--- BRIEF ---
Only the lines from the top of the listing below to the line that has "0.0711, 0.0651, 0.0596]" should be echoed, with both ends kept and pictures left out.

--- INFORMATION SUPPLIED ---
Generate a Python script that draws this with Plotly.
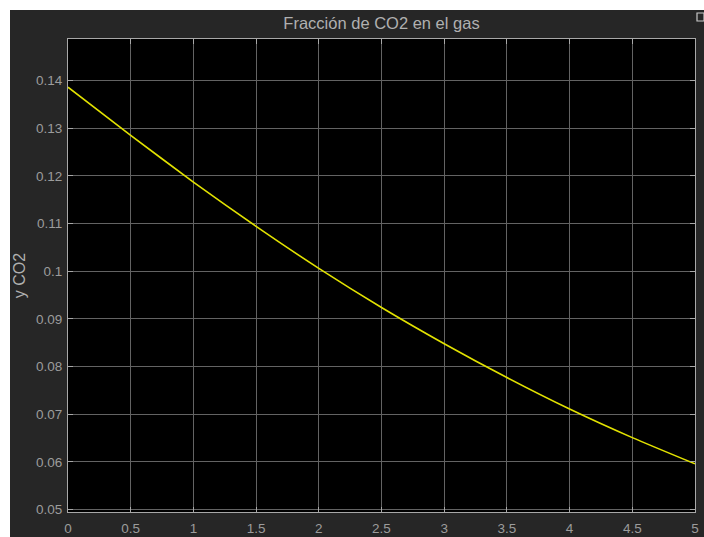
import plotly.graph_objects as go

# Fracción molar de CO2 en el gas a lo largo de la columna
x_pos = [0, 0.5, 1.0, 1.5, 2.0, 2.5, 3.0, 3.5, 4.0, 4.5, 5.0]
y_co2 = [0.1386, 0.1285, 0.1187, 0.1094, 0.1006, 0.0924, 0.0848, 0.0777, 0.0711, 0.0651, 0.0596]

x_ticks = [0, 0.5, 1, 1.5, 2, 2.5, 3, 3.5, 4, 4.5, 5]
x_ticktext = ["0", "0.5", "1", "1.5", "2", "2.5", "3", "3.5", "4", "4.5", "5"]
y_ticks = [0.05, 0.06, 0.07, 0.08, 0.09, 0.10, 0.11, 0.12, 0.13, 0.14]
y_ticktext = ["0.05", "0.06", "0.07", "0.08", "0.09", "0.1", "0.11", "0.12", "0.13", "0.14"]

W, H = 704, 537
ML, MR, MT, MB = 68, 9, 39, 25
PW, PH = W - ML - MR, H - MT - MB

AX_COLOR = "#a8a8a8"
GRID_COLOR = "#636363"
TXT_COLOR = "#9c9c9c"
FONT = "Liberation Sans, Arial, sans-serif"

fig = go.Figure()
fig.add_trace(go.Scatter(
    x=x_pos, y=y_co2, mode="lines",
    line=dict(color="#e2e200", width=1.6, shape="spline", smoothing=0.6),
    hoverinfo="x+y", showlegend=False,
))


def px_x(p):
    return (p - ML) / PW


def px_y(p):
    return 1 - (p - MT) / PH


shapes = [
    # white strips around the dark figure panel
    dict(type="rect", xref="paper", yref="paper",
         x0=px_x(0), x1=px_x(W), y0=px_y(0), y1=px_y(10),
         fillcolor="white", line=dict(width=0), layer="below"),
    dict(type="rect", xref="paper", yref="paper",
         x0=px_x(0), x1=px_x(10), y0=px_y(0), y1=px_y(H),
         fillcolor="white", line=dict(width=0), layer="below"),
    # small export icon at the top-right corner
    dict(type="rect", xref="paper", yref="paper",
         x0=px_x(697), x1=px_x(704), y0=px_y(13), y1=px_y(21),
         fillcolor="#262626", line=dict(color="#c8c8c8", width=1.2), layer="above"),
]

fig.update_layout(
    width=W, height=H,
    margin=dict(l=ML, r=MR, t=MT, b=MB, pad=0, autoexpand=False),
    paper_bgcolor="#262626",
    plot_bgcolor="#000000",
    font=dict(family=FONT, color=TXT_COLOR, size=13),
    title=dict(text="Fracción de CO2 en el gas", x=381.5 / W,
               xanchor="center", y=1 - 23 / H, yanchor="middle",
               font=dict(size=16.5, color="#b0b0b0", family=FONT)),
    shapes=shapes,
    xaxis=dict(
        range=[0, 5], tickvals=x_ticks, ticktext=x_ticktext,
        showgrid=True, gridcolor=GRID_COLOR, gridwidth=1,
        showline=True, linecolor=AX_COLOR, linewidth=1, mirror="ticks",
        ticks="inside", ticklen=5, tickcolor=AX_COLOR,
        zeroline=False, tickfont=dict(size=13.5, color=TXT_COLOR),
        ticklabelstandoff=4, automargin=False,
    ),
    yaxis=dict(
        range=[0.0495, 0.1487], tickvals=y_ticks, ticktext=y_ticktext,
        showgrid=True, gridcolor=GRID_COLOR, gridwidth=1,
        showline=True, linecolor=AX_COLOR, linewidth=1, mirror="ticks",
        ticks="inside", ticklen=5, tickcolor=AX_COLOR,
        zeroline=False, tickfont=dict(size=13.5, color=TXT_COLOR),
        ticklabelstandoff=2, automargin=False,
        title=dict(text="y CO2", standoff=6, font=dict(size=16, color="#b0b0b0")),
    ),
)

fig.write_html("out.html")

--- ANSWER TO THIS TASK ---
Generate a Python script that draws this with Plotly.
import plotly.graph_objects as go

# Fracción molar de CO2 en el gas a lo largo de la columna
x_pos = [0, 0.5, 1.0, 1.5, 2.0, 2.5, 3.0, 3.5, 4.0, 4.5, 5.0]
y_co2 = [0.1386, 0.1285, 0.1187, 0.1094, 0.1006, 0.0924, 0.0848, 0.0777, 0.0711, 0.0651, 0.0596]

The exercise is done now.